Une réunion avec la Commission électorale (CENI) a permis à l’opposition congolaise de faire part de ses inquiétudes sur le respect des délais électoraux, l’exclusion de près de 10 millions de jeunes majeurs et un plan de financement des plus flous.
Le défi est de taille. La République démocratique du Congo doit organiser sept scrutins électoraux en moins de deux ans.
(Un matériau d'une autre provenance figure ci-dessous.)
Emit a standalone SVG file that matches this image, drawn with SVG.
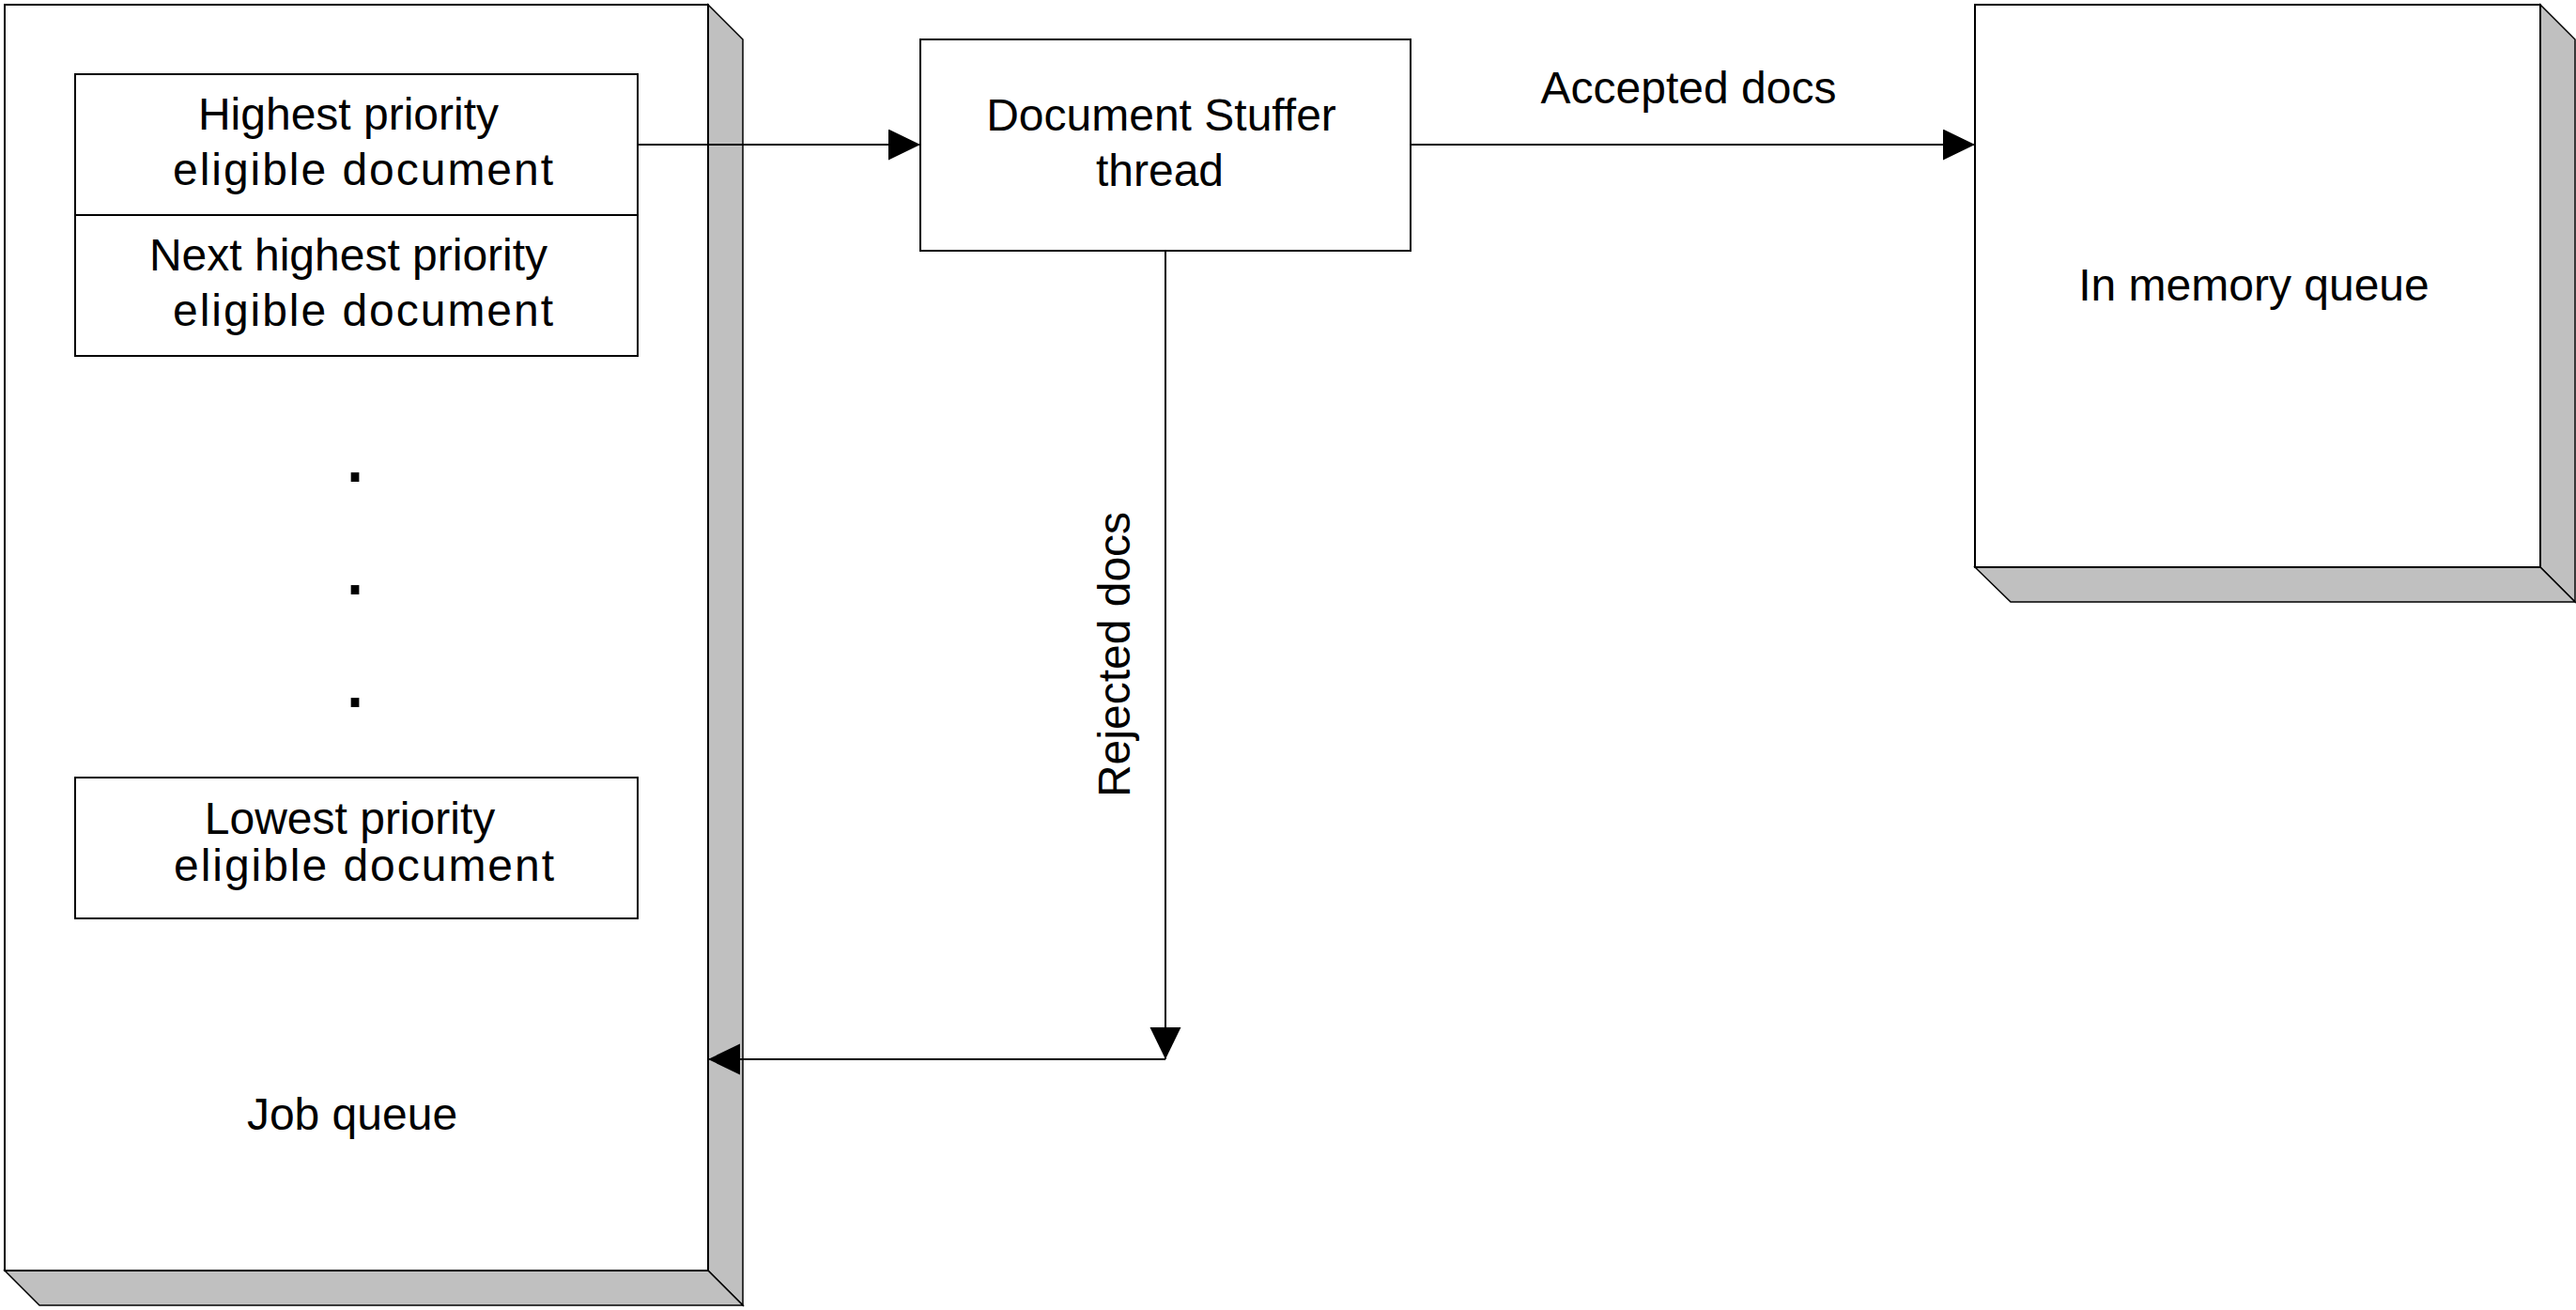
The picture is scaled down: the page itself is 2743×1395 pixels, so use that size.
<svg xmlns="http://www.w3.org/2000/svg" width="2743" height="1395" viewBox="0 0 2743 1395">
  <defs>
    <marker id="arrow" markerUnits="userSpaceOnUse" markerWidth="36" markerHeight="34" refX="34" refY="16.5" orient="auto">
      <path d="M0,0 L34,16.5 L0,33 Z" fill="#000"/>
    </marker>
    <style>
      .front { fill: #fff; stroke: #000; stroke-width: 2; }
      .side { fill: #c0c0c0; stroke: #000; stroke-width: 1.5; stroke-linejoin: miter; }
      .box { fill: #fff; stroke: #000; stroke-width: 2; }
      .conn { fill: none; stroke: #000; stroke-width: 2; }
      text { font-family: "Liberation Sans", Arial, sans-serif; font-size: 48px; fill: #000; text-anchor: middle; }
      .dot { font-size: 92px; }
    </style>
  </defs>
  <rect width="2743" height="1395" fill="#fff"/>

  <g id="job-queue">
    <polygon class="side" points="754,5 791,42 791,1390 754,1353"/>
    <polygon class="side" points="5,1353 42,1390 791,1390 754,1353"/>
    <rect class="front" x="5" y="5" width="749" height="1348"/>
    <text x="375" y="1203">Job queue</text>
  </g>

  <g id="highest-priority">
    <rect class="box" x="80" y="79" width="599" height="150"/>
    <text x="371" y="138">Highest priority</text>
    <text x="386.5" y="197" textLength="405" lengthAdjust="spacing">eligible document</text>
  </g>

  <g id="next-highest-priority">
    <rect class="box" x="80" y="229" width="599" height="150"/>
    <text x="371" y="288">Next highest priority</text>
    <text x="386.5" y="347" textLength="405" lengthAdjust="spacing">eligible document</text>
  </g>

  <g id="ellipsis">
    <text class="dot" x="378" y="513">.</text>
    <text class="dot" x="378" y="633">.</text>
    <text class="dot" x="378" y="753">.</text>
  </g>

  <g id="lowest-priority">
    <rect class="box" x="80" y="828" width="599" height="150"/>
    <text x="372.5" y="888">Lowest priority</text>
    <text x="387.5" y="938" textLength="405" lengthAdjust="spacing">eligible document</text>
  </g>

  <g id="document-stuffer">
    <rect class="box" x="980" y="42" width="522" height="225"/>
    <text x="1236.5" y="139">Document Stuffer</text>
    <text x="1235" y="198">thread</text>
  </g>

  <g id="memory-queue">
    <polygon class="side" points="2705,5 2742,42 2742,641 2705,604"/>
    <polygon class="side" points="2103,604 2141,641 2742,641 2705,604"/>
    <rect class="front" x="2103" y="5" width="602" height="599"/>
    <text x="2400" y="320">In memory queue</text>
  </g>

  <g id="connectors">
    <line class="conn" x1="679" y1="154" x2="980" y2="154" marker-end="url(#arrow)"/>
    <line class="conn" x1="1502" y1="154" x2="2103" y2="154" marker-end="url(#arrow)"/>
    <line class="conn" x1="1241" y1="267" x2="1241" y2="1128" marker-end="url(#arrow)"/>
    <line class="conn" x1="1241" y1="1128" x2="754" y2="1128" marker-end="url(#arrow)"/>
    <text x="1798" y="110">Accepted docs</text>
    <text transform="translate(1203,697) rotate(-90)">Rejected docs</text>
  </g>
</svg>
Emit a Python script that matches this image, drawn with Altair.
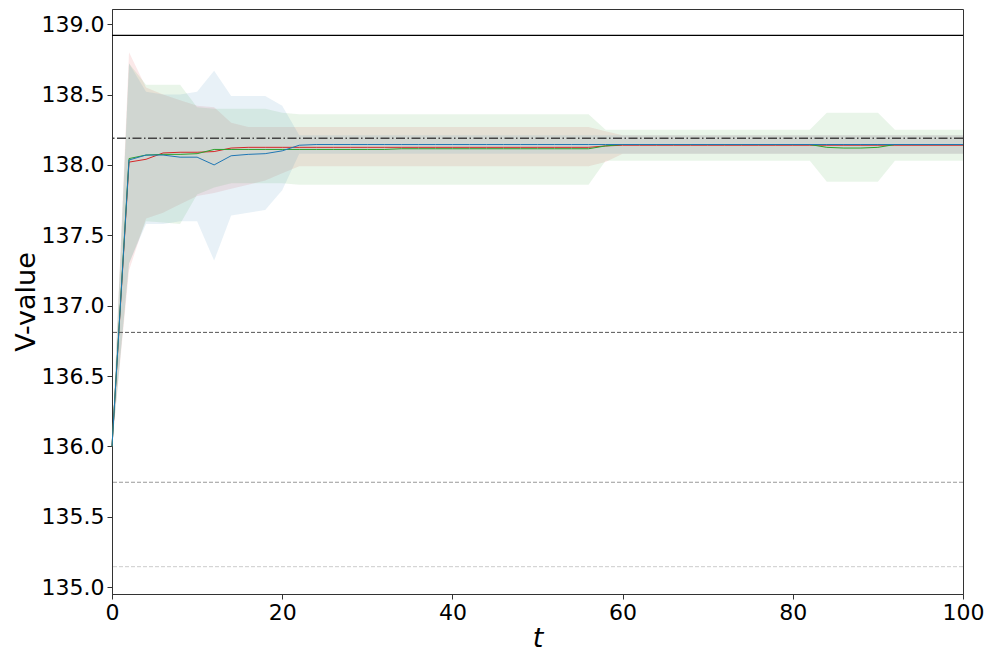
import altair as alt
import pandas as pd

t = list(range(0, 101, 2))

red_mean = [136.00, 138.02, 138.04, 138.085, 138.09, 138.09, 138.095, 138.12] + [138.125] * 21 + [138.135] + [138.14] * 21
red_upper = [136.00, 138.80, 138.55, 138.50, 138.46, 138.42, 138.41, 138.30] + [138.27] * 21 + [138.24] + [138.21] * 21
red_lower = [136.00, 137.25, 137.62, 137.66, 137.72, 137.78, 137.80, 137.83, 137.86, 137.89, 137.94] + [137.99] * 18 + [138.02] + [138.08] * 21

green_mean = [136.00, 138.045, 138.07, 138.075, 138.075, 138.08] + [138.11] * 11 + [138.115] * 12 + [138.135] + [138.145] * 12 + [138.125, 138.12, 138.12, 138.125] + [138.145] * 5
green_upper = [136.00, 138.72, 138.57, 138.57, 138.57, 138.41] + [138.40] * 4 + [138.37] + [138.36] * 18 + [138.25] + [138.25] * 12 + [138.37] * 4 + [138.25] * 5
green_lower = [136.00, 137.30, 137.60, 137.59, 137.58, 137.79, 137.84] + [137.87] * 4 + [137.86] * 18 + [138.03] + [138.03] * 12 + [137.88] * 4 + [138.03] * 5

blue_mean = [136.00, 138.035, 138.07, 138.07, 138.055, 138.055, 138.00, 138.065, 138.075, 138.08, 138.10, 138.14] + [138.145] * 39
blue_upper = [136.00, 138.72, 138.52, 138.50, 138.50, 138.52, 138.67, 138.49, 138.49, 138.49, 138.42, 138.21] + [138.21] * 39
blue_lower = [136.00, 137.30, 137.58, 137.58, 137.60, 137.60, 137.32, 137.64, 137.66, 137.68, 137.82, 138.08] + [138.08] * 39

series_names = ["red", "green", "blue"]
series_colors = ["#d62728", "#2ca02c", "#1f77b4"]

ref_values = [138.92, 138.19, 136.81, 135.745, 135.145]
ref_colors = ["#000000", "#444444", "#555555", "#999999", "#cccccc"]
ref_dashes = [[1, 0], [9, 2.5, 1.5, 2.5], [4, 2], [4, 2], [4, 2]]
ref_widths = [1.2, 1.5, 1, 1, 1]

x_ticks = [0, 20, 40, 60, 80, 100]
y_ticks = [135.0, 135.5, 136.0, 136.5, 137.0, 137.5, 138.0, 138.5, 139.0]

rows = []
for name, m, u, lo in [("red", red_mean, red_upper, red_lower),
                       ("green", green_mean, green_upper, green_lower),
                       ("blue", blue_mean, blue_upper, blue_lower)]:
    for ti, mi, ui, li in zip(t, m, u, lo):
        rows.append({"t": ti, "series": name, "mean": mi, "upper": ui, "lower": li})
df = pd.DataFrame(rows)

x_scale = alt.Scale(domain=[0, 100], nice=False, zero=False)
y_scale = alt.Scale(domain=[134.951, 139.108], nice=False, zero=False)
color_scale = alt.Scale(domain=series_names, range=series_colors)

x_enc = alt.X("t:Q", scale=x_scale,
              axis=alt.Axis(values=x_ticks, title="t", format="d", grid=False))
y_axis = alt.Axis(values=y_ticks, format=".1f", title="V-value", grid=False)

layers = []
for name in series_names:
    sub = df[df["series"] == name]
    layers.append(
        alt.Chart(sub).mark_area(opacity=0.1).encode(
            x=x_enc,
            y=alt.Y("upper:Q", scale=y_scale, axis=y_axis),
            y2="lower:Q",
            color=alt.Color("series:N", scale=color_scale, legend=None),
        )
    )
for name in series_names:
    sub = df[df["series"] == name]
    layers.append(
        alt.Chart(sub).mark_line(strokeWidth=1).encode(
            x=x_enc,
            y=alt.Y("mean:Q", scale=y_scale, axis=y_axis),
            color=alt.Color("series:N", scale=color_scale, legend=None),
        )
    )
for v, c, d, w in zip(ref_values, ref_colors, ref_dashes, ref_widths):
    layers.append(
        alt.Chart(pd.DataFrame({"v": [v]})).mark_rule(
            color=c, strokeDash=d, strokeWidth=w
        ).encode(y=alt.Y("v:Q", scale=y_scale, axis=y_axis))
    )

chart = alt.layer(*layers).properties(
    width=851, height=585,
    autosize=alt.AutoSizeParams(type="none"),
    padding={"left": 104, "top": 1, "right": 26, "bottom": 62},
).configure_view(
    stroke="#333333", strokeWidth=1
).configure_axis(
    labelFont="DejaVu Sans", titleFont="DejaVu Sans",
    labelFontSize=22, titleFontSize=27,
    labelColor="#000000", titleColor="#000000",
    tickColor="#333333", domainColor="#333333",
    tickSize=5, labelPadding=3, titleFontWeight="normal",
).configure_axisX(
    titleFontStyle="italic", titlePadding=2, labelFlush=False,
).configure_axisY(
    titlePadding=1, labelFlush=False,
)

chart.save("out.html", embed_options={"renderer": "svg", "actions": False})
Un challenge qui doit débuter dans six mois avec les élections provinciales, fixées pour la mi-octobre 2015. Mais depuis les élections chaotiques de 2011 et la réélection contestée du président Joseph Kabila, l’opposition et de nombreuses ONG tirent régulièrement la sonnette d’alarme sur un risque de dérapage du calendrier électoral, faute de financement et d’une organisation fiable et transparente. Une réunion s’est toutefois tenue mardi 27 avril 2015 entre une partie de l’opposition et la Commission électorale nationale indépendante (CENI). Une première pour l’opposition, qui a pu exposer ses craintes à la Commission.
Tensions politiques
Première critique : un climat politique dégradé. Depuis la réforme de la CENI en 2013, l’opposition regrette que « les dirigeants de cette institution refusent d’entendre les voix de plusieurs acteurs politiques et sociaux, toute tendances politiques confondues ». Le manque de dialogue a toujours été le point faible de la CENI, prise entre la collégialité de son institution et les « pressions » de la majorité présidentielle. L’opposition parle de « collusion avec la mouvance kabiliste ». La CENI a fini par créer « un environnement pré-électoral tendu », référence aux dernières manifestations de janvier 2015 contre le projet de modification de la loi électorale.
« La transparence commence par le fichier électoral »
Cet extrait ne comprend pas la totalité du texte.